Residents of Maine strongly rejected a casino question presented to voters last month, with less than 17 percent endorsing a measure that would’ve allowed one specific person to build a casino in York County.
Shawn Scott is notorious in Maine for successfully convincing voters in 2003 to allow his Bangor horse racetrack to incorporate a casino, only to quickly sell the gaming rights to Penn National for $51 million and skip town. He was back for another payday this year, but this time around, voters didn’t fall for his tricks.
Through a political action committee called “Progress for Maine,” largely funded by Scott’s offshore businesses in the Cayman Islands, Horseracing Jobs Fairness spent $8.4 million, the entity sponsoring the York County question. But the measure won just 57,538 votes, compared to 286,847 against, meaning the campaign spent about $146 per favorable vote.
Question 1 asked voters whether they wanted to “allow a certain company to operate table games and/or slot machines in York County.” But the fine print mandated that only “an entity that owned in 2003 at least 51 percent of an entity licensed to operate a commercial track in Penobscot County” would qualify for the license.

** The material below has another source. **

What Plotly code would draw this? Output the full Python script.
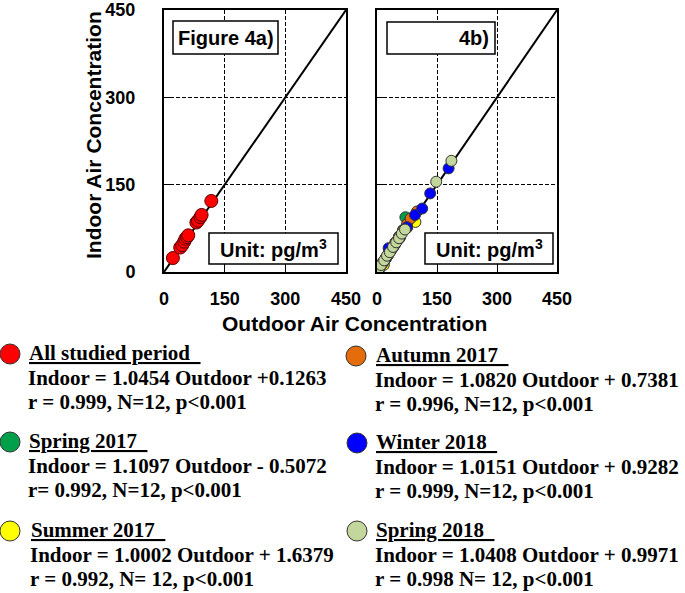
import plotly.graph_objects as go

W, H = 685, 593

# ---------------- data ----------------
all_out = [22, 40, 45, 50, 53, 57, 60, 80, 84, 90, 93, 117]
all_in = [24, 42, 46, 52, 57, 60, 63, 85, 88, 94, 98, 122]

spring17_out = [2, 5, 8, 12, 18, 24, 30, 38, 46, 55, 65, 71]
spring17_in = [2, 4, 8, 13, 19, 26, 33, 41, 50, 61, 72, 94]

summer17_out = [3, 6, 10, 14, 17, 22, 28, 35, 45, 58, 75, 96]
summer17_in = [5, 8, 11, 16, 12, 24, 29, 37, 47, 60, 76, 86]

autumn17_out = [4, 9, 15, 22, 30, 38, 46, 55, 65, 75, 84, 100]
autumn17_in = [5, 11, 17, 24, 33, 42, 51, 60, 71, 82, 92, 104]

winter18_out = [3, 8, 14, 22, 29, 40, 55, 75, 95, 113, 133, 179]
winter18_in = [4, 9, 15, 23, 41, 42, 57, 77, 98, 109, 135, 178]

spring18_out = [5, 10, 18, 25, 32, 40, 48, 55, 62, 70, 148, 186]
spring18_in = [6, 12, 20, 28, 34, 43, 51, 58, 66, 73, 155, 191]

tick_vals = [0, 150, 300, 450]
tick_text = ["0", "150", "300", "450"]

legend_names = ["All studied period", "Spring 2017", "Summer 2017",
                "Autumn 2017", "Winter 2018", "Spring 2018"]
legend_eq = ["Indoor = 1.0454 Outdoor +0.1263",
             "Indoor = 1.1097 Outdoor - 0.5072",
             "Indoor = 1.0002 Outdoor + 1.6379",
             "Indoor = 1.0820 Outdoor + 0.7381",
             "Indoor = 1.0151 Outdoor + 0.9282",
             "Indoor = 1.0408 Outdoor + 0.9971"]
legend_stats = ["r = 0.999, N=12, p<0.001",
                "r= 0.992, N=12, p<0.001",
                "r = 0.992, N= 12, p<0.001",
                "r = 0.996, N=12, p<0.001",
                "r = 0.999, N=12, p<0.001",
                "r = 0.998 N= 12, p<0.001"]
colors = ["#ff0000", "#00a04a", "#ffff00", "#e46c0a", "#0000ff", "#c3d69b"]

# ---------------- helpers ----------------
def px(x):
    return x / W


def py(y):
    return 1 - y / H


fig = go.Figure()

# diagonal 1:1 lines
for xa, ya in [("x", "y"), ("x2", "y2")]:
    fig.add_trace(go.Scatter(x=[0, 450], y=[0, 450], mode="lines",
                             line=dict(color="black", width=2),
                             xaxis=xa, yaxis=ya, showlegend=False, hoverinfo="skip"))

# left panel
fig.add_trace(go.Scatter(x=all_out, y=all_in, mode="markers", xaxis="x", yaxis="y",
                         marker=dict(size=13, color=colors[0], line=dict(color="#5a0000", width=1)),
                         showlegend=False))

# right panel
season_data = [(spring17_out, spring17_in, colors[1]),
               (summer17_out, summer17_in, colors[2]),
               (autumn17_out, autumn17_in, colors[3]),
               (winter18_out, winter18_in, colors[4]),
               (spring18_out, spring18_in, colors[5])]
for xo, yi, c in season_data:
    fig.add_trace(go.Scatter(x=xo, y=yi, mode="markers", xaxis="x2", yaxis="y2",
                             marker=dict(size=11, color=c, line=dict(color="#333333", width=1)),
                             showlegend=False))

tickfont = dict(family="Liberation Sans", size=18, color="black", weight="bold")
common = dict(range=[0, 450], tickvals=tick_vals, ticktext=tick_text,
              showgrid=True, gridcolor="black", griddash="4px,2px", gridwidth=1,
              showline=True, linecolor="black", linewidth=2, mirror=True,
              ticks="inside", ticklen=7, tickcolor="black", zeroline=False,
              tickfont=tickfont, fixedrange=True, automargin=False)

ydom = [py(272), py(10)]
fig.update_layout(
    width=W, height=H, autosize=False,
    margin=dict(l=0, r=0, t=0, b=0, autoexpand=False),
    paper_bgcolor="white", plot_bgcolor="white",
    xaxis=dict(domain=[px(164), px(346)], anchor="y", ticklabelstandoff=9, **common),
    yaxis=dict(domain=ydom, anchor="x", ticklabelstandoff=23, **common),
    xaxis2=dict(domain=[px(377), px(557)], anchor="y2", ticklabelstandoff=9, **common),
    yaxis2=dict(domain=ydom, anchor="x2", showticklabels=False, **common),
    showlegend=False,
)

shapes = []
annotations = []

# panel label boxes
box_line = dict(color="black", width=1.5)
for (x0, y0, x1, y1) in [(173, 21, 278, 54), (387, 22, 495, 54),
                         (209, 233, 338, 264), (425, 233, 553, 264)]:
    shapes.append(dict(type="rect", xref="paper", yref="paper",
                       x0=px(x0), x1=px(x1), y0=py(y1), y1=py(y0),
                       fillcolor="white", line=box_line, layer="above"))

boxfont = dict(family="Liberation Sans", size=20, color="black", weight="bold")
annotations += [
    dict(text="Figure 4a)", x=px(225.5), y=py(38), xref="paper", yref="paper",
         xanchor="center", yanchor="middle", showarrow=False, font=boxfont),
    dict(text="4b)", x=px(491), y=py(38), xref="paper", yref="paper",
         xanchor="right", yanchor="middle", showarrow=False, font=boxfont),
    dict(text="Unit: pg/m<sup>3</sup>", x=px(273.5), y=py(248), xref="paper", yref="paper",
         xanchor="center", yanchor="middle", showarrow=False, font=boxfont),
    dict(text="Unit: pg/m<sup>3</sup>", x=px(489), y=py(248), xref="paper", yref="paper",
         xanchor="center", yanchor="middle", showarrow=False, font=boxfont),
]

# axis titles
titlefont = dict(family="Liberation Sans", size=21, color="black", weight="bold")
annotations += [
    dict(text="Indoor Air Concentration", x=px(93), y=py(135), xref="paper", yref="paper",
         textangle=-90, showarrow=False, font=titlefont, xanchor="center", yanchor="middle"),
    dict(text="Outdoor Air Concentration", x=px(354), y=py(323), xref="paper", yref="paper",
         showarrow=False, font=titlefont, xanchor="center", yanchor="middle"),
]

# custom legend
legfont = dict(family="Liberation Serif", size=21, color="black", weight="bold")
leg_pos = [(10, 28, 353), (10, 28, 441), (10, 30, 530),
           (356, 375, 355), (357, 375, 442), (357, 375, 530)]
for i, (cx, tx, ty) in enumerate(leg_pos):
    shapes.append(dict(type="circle", xref="paper", yref="paper",
                       xsizemode="pixel", ysizemode="pixel",
                       xanchor=px(cx), yanchor=py(ty + 1),
                       x0=-10, x1=10, y0=-10, y1=10,
                       fillcolor=colors[i], line=dict(color="#333333", width=1)))
    annotations.append(dict(text="<u>" + legend_names[i] + "\u00a0\u00a0</u>",
                            x=px(tx - 1), y=py(ty), xref="paper", yref="paper",
                            xanchor="left", yanchor="middle", showarrow=False, font=legfont))
    annotations.append(dict(text=legend_eq[i], x=px(tx - 2), y=py(ty + 25), xref="paper", yref="paper",
                            xanchor="left", yanchor="middle", showarrow=False, font=legfont))
    annotations.append(dict(text=legend_stats[i], x=px(tx - 2), y=py(ty + 49), xref="paper", yref="paper",
                            xanchor="left", yanchor="middle", showarrow=False, font=legfont))

fig.update_layout(shapes=shapes, annotations=annotations)

fig.write_html("out.html", config={"displayModeBar": False},
               post_script="document.body.style.margin='0';document.body.style.overflow='hidden';")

That left Shawn Scott as the only qualified potential applicant. On election night last month, Scott admitted, “This didn’t go our way.”
In Maine, citizens can initiate legislation through petitions. Once petitioners obtain the necessary validated signatures (61,000 in 2017), the issue goes before the State Legislature. Should the lawmaking body fail to enact what the petition sets out to accomplish, the proposition can be put before voters for legalization.
Opposition included controversial Maine Gov. Paul LePage (R), who labeled Shawn Scott “Shady Shawn.” Oxford Casino owners Churchill Downs spent almost $700,000 persuading voters to reject the ballot question.
The funding of Scott’s Maine casino effort drew the attention of the state’s Ethics Commission, which said Horseracing Jobs Fairness failed to properly disclose who exactly was endowing the group.
Lisa Scott, a Miami realtor, initially claimed to be the primary benefactor, but it was later revealed that Shawn Scott and his offshore businesses were funneling the money to Lisa, who then donated to Horseracing Jobs Fairness.
That prompted the Maine Commission on Governmental Ethics and Election Practices to fine Lisa Scott and lobbyist Cheryl Timberlake a record $500,000 just days before the Nov. 8 election.
The $500,000 penalty placed against Lisa Scott and Timberlake was ten times more than the Ethics Commission’s previous record fine. Yesterday, the state agency unanimously upheld the decision.
That will clear the way for attorneys representing Scott and Timberlake to formally appeal the penalty in state court.